What we advocate (and have been doing so for more than a decade), are far more capable building blocks of storage+compute. So if you are going to build a system to process a large amount of data, instead of buying 1000 nodes and managing them, buy 20-50 far more capable nodes at a small fraction of the price, and get the same/better performance.

It also doesn't take 0 seconds. There is a distribution/management overhead (very much non-zero), as well as data motion overhead for results (depending upon the nature of the query). When you subdivide the problems finely enough, the query management overhead actually dominates the computation (which was another aspect of the point I made, but it wasn't explicit on my part).

So we are fine with building hadoop/spark/kdb+ systems ... we just want them built out of units that can move 10-20GB/s between storage and processing. Which lets you hit 50-100s per TB of processed data. Which gives you a fighting chance at dealing with PB scale problems in reasonable time frames, which a number of our users have.

Sounds like you are doing the opposite of what joyent are doing: they basically pair (relevant parts of) data with the program (to process that part). And the reduce/aggregate over the result (that's my takeaway from joyent's marketing, anyway).

Which company do you work for? (unless it's a secret for some reason)

Actually Joyent's manta is quite similar in concept to what we've been doing for years (before manta came out). The idea is to build very capable systems and aggregate them. Not a bunch of fairly low end units (like typical AWS/etc). Our argument is that if you are going to build a high performance computing infrastructure, you ought to build it in an architecturally useful manner. The cost to do so is marginally more than "cheap n deep", while the savings (fewer systems needed for very large analytics) is substantial.

My company is Scalable Informatics (http://scalableinformatics.com)

Thank you for clarifying. Re-reading your first comment, in light of your second, I see that that's indeed what you were saying in the first place. But apparently that's not quite what I read :-)
> The only advantage of clustered systems like Spark, Hadoop, and others is aggregate bandwidth to disk and memory.

Also, aggregate network bandwidth. A major use case for clustered processing is that it is MUCH faster to download external data in parallel across a cluster than in parallel on one box. If timeliness is a major use case of the system you're building, this basically requires a cluster, unless you want to end up re-implementing cluster functionality yourself.

> The only advantage of clustered systems like Spark, Hadoop, and others is aggregate bandwidth to disk and memory.

No it isn't. There are plenty of CPU-bound tasks that run much faster if the work is distributed in parallel across multiple machines. We use Hadoop at my company primarily for that reason.

Can you say something more about your workload?
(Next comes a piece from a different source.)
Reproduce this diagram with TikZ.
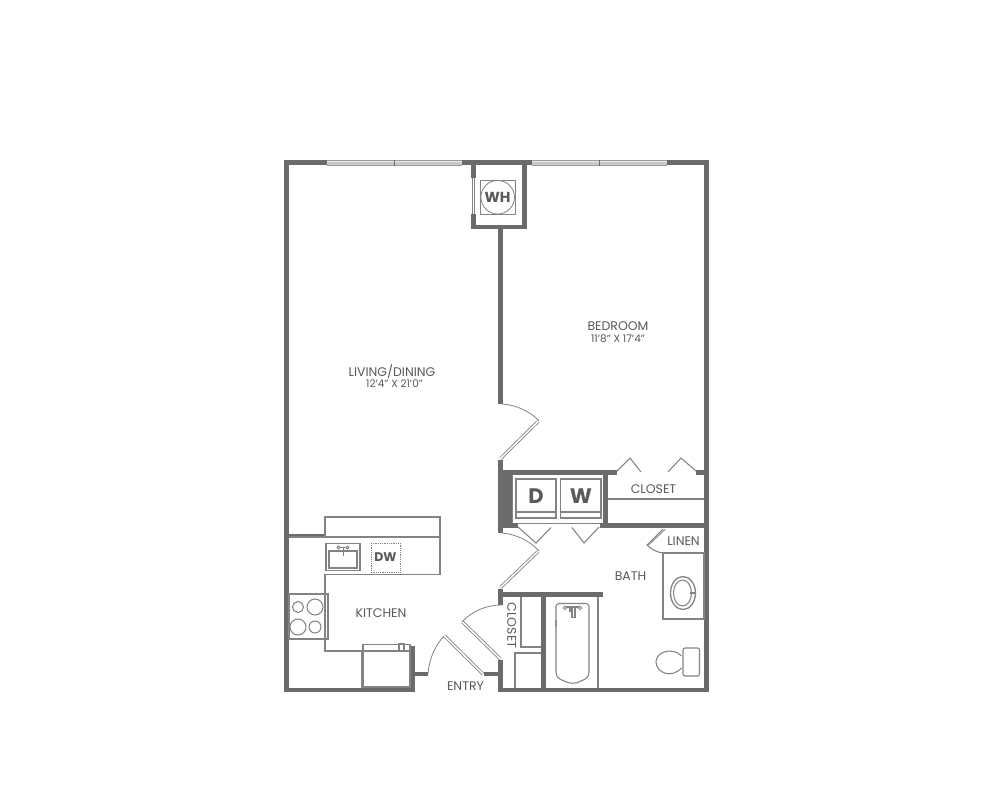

Ever since dipping my feet in the MPI pool, I've wondered what kind of problems really lend themselves to running in parallell across multiple machines these days - assuming a single machine has at least 32 hardware threads.

I know there are modelling work loads, like weather forecasting and analysing seismic data - but curious what kind of work you are doing?
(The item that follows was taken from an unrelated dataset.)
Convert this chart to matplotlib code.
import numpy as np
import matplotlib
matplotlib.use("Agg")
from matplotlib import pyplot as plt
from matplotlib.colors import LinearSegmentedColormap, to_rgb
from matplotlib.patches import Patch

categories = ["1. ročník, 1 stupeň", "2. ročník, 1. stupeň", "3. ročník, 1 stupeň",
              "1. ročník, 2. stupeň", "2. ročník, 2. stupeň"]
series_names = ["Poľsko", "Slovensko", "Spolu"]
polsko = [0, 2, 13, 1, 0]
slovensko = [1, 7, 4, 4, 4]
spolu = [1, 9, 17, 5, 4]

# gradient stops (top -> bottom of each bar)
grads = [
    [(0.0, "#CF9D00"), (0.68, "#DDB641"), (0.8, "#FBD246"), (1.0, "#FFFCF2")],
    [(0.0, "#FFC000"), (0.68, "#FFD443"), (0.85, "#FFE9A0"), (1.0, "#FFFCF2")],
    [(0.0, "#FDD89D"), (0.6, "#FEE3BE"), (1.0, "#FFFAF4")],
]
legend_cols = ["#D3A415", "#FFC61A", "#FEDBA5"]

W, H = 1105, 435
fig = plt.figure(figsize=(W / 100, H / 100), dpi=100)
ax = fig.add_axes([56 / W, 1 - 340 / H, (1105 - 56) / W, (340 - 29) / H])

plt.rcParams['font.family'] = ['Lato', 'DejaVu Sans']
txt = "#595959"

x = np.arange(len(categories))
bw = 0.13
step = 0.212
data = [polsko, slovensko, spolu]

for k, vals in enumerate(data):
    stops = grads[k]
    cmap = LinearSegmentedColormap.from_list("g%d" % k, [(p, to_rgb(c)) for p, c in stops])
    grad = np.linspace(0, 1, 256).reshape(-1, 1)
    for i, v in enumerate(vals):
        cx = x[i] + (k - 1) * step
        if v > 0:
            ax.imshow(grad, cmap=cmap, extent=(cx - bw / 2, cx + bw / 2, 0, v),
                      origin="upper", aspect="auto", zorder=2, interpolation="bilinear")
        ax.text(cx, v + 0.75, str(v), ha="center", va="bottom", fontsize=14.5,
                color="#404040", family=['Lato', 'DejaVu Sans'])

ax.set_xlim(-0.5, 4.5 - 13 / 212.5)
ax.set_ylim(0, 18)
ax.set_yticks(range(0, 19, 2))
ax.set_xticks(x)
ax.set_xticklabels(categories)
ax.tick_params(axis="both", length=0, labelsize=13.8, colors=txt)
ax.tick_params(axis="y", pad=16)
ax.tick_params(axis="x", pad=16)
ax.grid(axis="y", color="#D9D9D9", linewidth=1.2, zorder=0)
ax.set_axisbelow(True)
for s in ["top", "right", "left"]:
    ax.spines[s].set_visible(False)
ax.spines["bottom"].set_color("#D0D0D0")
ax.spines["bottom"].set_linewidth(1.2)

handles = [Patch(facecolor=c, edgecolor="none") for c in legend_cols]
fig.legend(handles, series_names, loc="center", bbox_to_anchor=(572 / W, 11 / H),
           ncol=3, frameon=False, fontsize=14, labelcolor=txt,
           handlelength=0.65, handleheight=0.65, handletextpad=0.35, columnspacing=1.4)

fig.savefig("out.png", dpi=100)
This is true but keep in mind that you have to set up a pipeline for collecting the data into HDFS (Storm? batch loading?) & you have to pay for the machines.

So while your analysis is valid, there are more "costs" at play like developer time, cluster maintenance, hardware. I like to play with Spark's ML libraries but am wary about designing projects specifically around them because of this overhead, especially when trying to distribute some API/tech that you'd like others to use.

Not trying to be a downer, I actually wish the choice to go distributed was more of a no-brainer, hah. Would love for some APIs to emerge that could be used locally/distributed transparently without actually having to run a dummy cluster & data migration to run locally.